### Written problem
Write out the entire listing below exactly, with the pictures left out.

### Supplied information
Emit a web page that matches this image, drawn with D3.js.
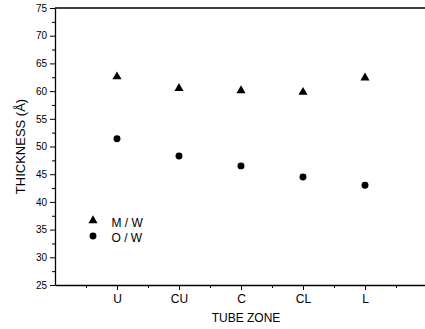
<!DOCTYPE html>
<html>
<head>
<meta charset="utf-8">
<script src="https://cdn.jsdelivr.net/npm/d3@7"></script>
<style>
  body { margin: 0; background: #fff; }
  svg { display: block; font-family: "Liberation Sans", Arial, sans-serif; }
</style>
</head>
<body>
<svg id="chart" width="425" height="329"></svg>
<script>
const zones = ['U', 'CU', 'C', 'CL', 'L'];
const mwValues = [62.6, 60.5, 60.1, 59.8, 62.4];
const owValues = [51.4, 48.3, 46.5, 44.5, 43.0];
const yTicks = [25, 30, 35, 40, 45, 50, 55, 60, 65, 70, 75];
const seriesNames = ['M / W', 'O / W'];

const svg = d3.select('#chart');

// zone index 1..5, axis runs 0..6 (right edge is cut off by the window)
const x = d3.scaleLinear().domain([0, 6]).range([55, 427]);
const y = d3.scaleLinear().domain([25, 75]).range([285, 8]);

const g = svg.append('g');

// top frame line
g.append('line')
  .attr('x1', x(0)).attr('x2', 425)
  .attr('y1', y(75)).attr('y2', y(75))
  .attr('stroke', '#000').attr('stroke-width', 1.3);

// minor y ticks
g.append('g')
  .attr('transform', `translate(${x(0)},0)`)
  .call(d3.axisLeft(y).tickValues(d3.range(27.5, 75, 5)).tickSize(3).tickFormat(''))
  .call(a => a.select('.domain').remove());

g.append('g')
  .attr('transform', `translate(${x(0)},0)`)
  .call(d3.axisLeft(y).tickValues(yTicks).tickSize(5).tickSizeOuter(0).tickPadding(3))
  .call(a => a.select('.domain').attr('stroke-width', 1.3))
  .call(a => a.selectAll('text').attr('font-size', 10).attr('fill', '#000'));

// minor x ticks
g.append('g')
  .attr('transform', `translate(0,${y(25)})`)
  .call(d3.axisBottom(x).tickValues(d3.range(0.5, 6, 1)).tickSize(3).tickFormat(''))
  .call(a => a.select('.domain').remove());

g.append('g')
  .attr('transform', `translate(0,${y(25)})`)
  .call(d3.axisBottom(x).tickValues([1, 2, 3, 4, 5]).tickSize(5).tickSizeOuter(0)
    .tickPadding(4).tickFormat(d => zones[d - 1]))
  .call(a => a.select('.domain').attr('stroke-width', 1.3))
  .call(a => a.selectAll('text').attr('font-size', 12).attr('fill', '#000'));

// axis titles
svg.append('text')
  .attr('x', 246).attr('y', 322)
  .attr('text-anchor', 'middle')
  .attr('font-size', 12)
  .text('TUBE ZONE');

svg.append('text')
  .attr('transform', 'translate(24.5,146.5) rotate(-90)')
  .attr('text-anchor', 'middle')
  .attr('font-size', 13)
  .text('THICKNESS (Å)');

const tri = d3.symbol().type(d3.symbolTriangle).size(36);
const dot = d3.symbol().type(d3.symbolCircle).size(38);

g.append('g').selectAll('path')
  .data(mwValues)
  .enter().append('path')
  .attr('d', tri)
  .attr('transform', (d, i) => `translate(${x(i + 1)},${y(d)})`)
  .attr('fill', '#000');

g.append('g').selectAll('path')
  .data(owValues)
  .enter().append('path')
  .attr('d', dot)
  .attr('transform', (d, i) => `translate(${x(i + 1)},${y(d)})`)
  .attr('fill', '#000');

// legend
const legend = svg.append('g').attr('transform', 'translate(93,220.5)');
[tri, dot].forEach((sym, i) => {
  legend.append('path')
    .attr('d', sym)
    .attr('transform', `translate(0,${i * 15.5})`)
    .attr('fill', '#000');
  legend.append('text')
    .attr('x', 18.5).attr('y', i * 15.5 + 6)
    .attr('font-size', 12)
    .text(seriesNames[i]);
});
</script>
</body>
</html>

### Correct output
Emit a web page that matches this image, drawn with D3.js.
<!DOCTYPE html>
<html>
<head>
<meta charset="utf-8">
<script src="https://cdn.jsdelivr.net/npm/d3@7"></script>
<style>
  body { margin: 0; background: #fff; }
  svg { display: block; font-family: "Liberation Sans", Arial, sans-serif; }
</style>
</head>
<body>
<svg id="chart" width="425" height="329"></svg>
<script>
const zones = ['U', 'CU', 'C', 'CL', 'L'];
const mwValues = [62.6, 60.5, 60.1, 59.8, 62.4];
const owValues = [51.4, 48.3, 46.5, 44.5, 43.0];
const yTicks = [25, 30, 35, 40, 45, 50, 55, 60, 65, 70, 75];
const seriesNames = ['M / W', 'O / W'];

const svg = d3.select('#chart');

// zone index 1..5, axis runs 0..6 (right edge is cut off by the window)
const x = d3.scaleLinear().domain([0, 6]).range([55, 427]);
const y = d3.scaleLinear().domain([25, 75]).range([285, 8]);

const g = svg.append('g');

// top frame line
g.append('line')
  .attr('x1', x(0)).attr('x2', 425)
  .attr('y1', y(75)).attr('y2', y(75))
  .attr('stroke', '#000').attr('stroke-width', 1.3);

// minor y ticks
g.append('g')
  .attr('transform', `translate(${x(0)},0)`)
  .call(d3.axisLeft(y).tickValues(d3.range(27.5, 75, 5)).tickSize(3).tickFormat(''))
  .call(a => a.select('.domain').remove());

g.append('g')
  .attr('transform', `translate(${x(0)},0)`)
  .call(d3.axisLeft(y).tickValues(yTicks).tickSize(5).tickSizeOuter(0).tickPadding(3))
  .call(a => a.select('.domain').attr('stroke-width', 1.3))
  .call(a => a.selectAll('text').attr('font-size', 10).attr('fill', '#000'));

// minor x ticks
g.append('g')
  .attr('transform', `translate(0,${y(25)})`)
  .call(d3.axisBottom(x).tickValues(d3.range(0.5, 6, 1)).tickSize(3).tickFormat(''))
  .call(a => a.select('.domain').remove());

g.append('g')
  .attr('transform', `translate(0,${y(25)})`)
  .call(d3.axisBottom(x).tickValues([1, 2, 3, 4, 5]).tickSize(5).tickSizeOuter(0)
    .tickPadding(4).tickFormat(d => zones[d - 1]))
  .call(a => a.select('.domain').attr('stroke-width', 1.3))
  .call(a => a.selectAll('text').attr('font-size', 12).attr('fill', '#000'));

// axis titles
svg.append('text')
  .attr('x', 246).attr('y', 322)
  .attr('text-anchor', 'middle')
  .attr('font-size', 12)
  .text('TUBE ZONE');

svg.append('text')
  .attr('transform', 'translate(24.5,146.5) rotate(-90)')
  .attr('text-anchor', 'middle')
  .attr('font-size', 13)
  .text('THICKNESS (Å)');

const tri = d3.symbol().type(d3.symbolTriangle).size(36);
const dot = d3.symbol().type(d3.symbolCircle).size(38);

g.append('g').selectAll('path')
  .data(mwValues)
  .enter().append('path')
  .attr('d', tri)
  .attr('transform', (d, i) => `translate(${x(i + 1)},${y(d)})`)
  .attr('fill', '#000');

g.append('g').selectAll('path')
  .data(owValues)
  .enter().append('path')
  .attr('d', dot)
  .attr('transform', (d, i) => `translate(${x(i + 1)},${y(d)})`)
  .attr('fill', '#000');

// legend
const legend = svg.append('g').attr('transform', 'translate(93,220.5)');
[tri, dot].forEach((sym, i) => {
  legend.append('path')
    .attr('d', sym)
    .attr('transform', `translate(0,${i * 15.5})`)
    .attr('fill', '#000');
  legend.append('text')
    .attr('x', 18.5).attr('y', i * 15.5 + 6)
    .attr('font-size', 12)
    .text(seriesNames[i]);
});
</script>
</body>
</html>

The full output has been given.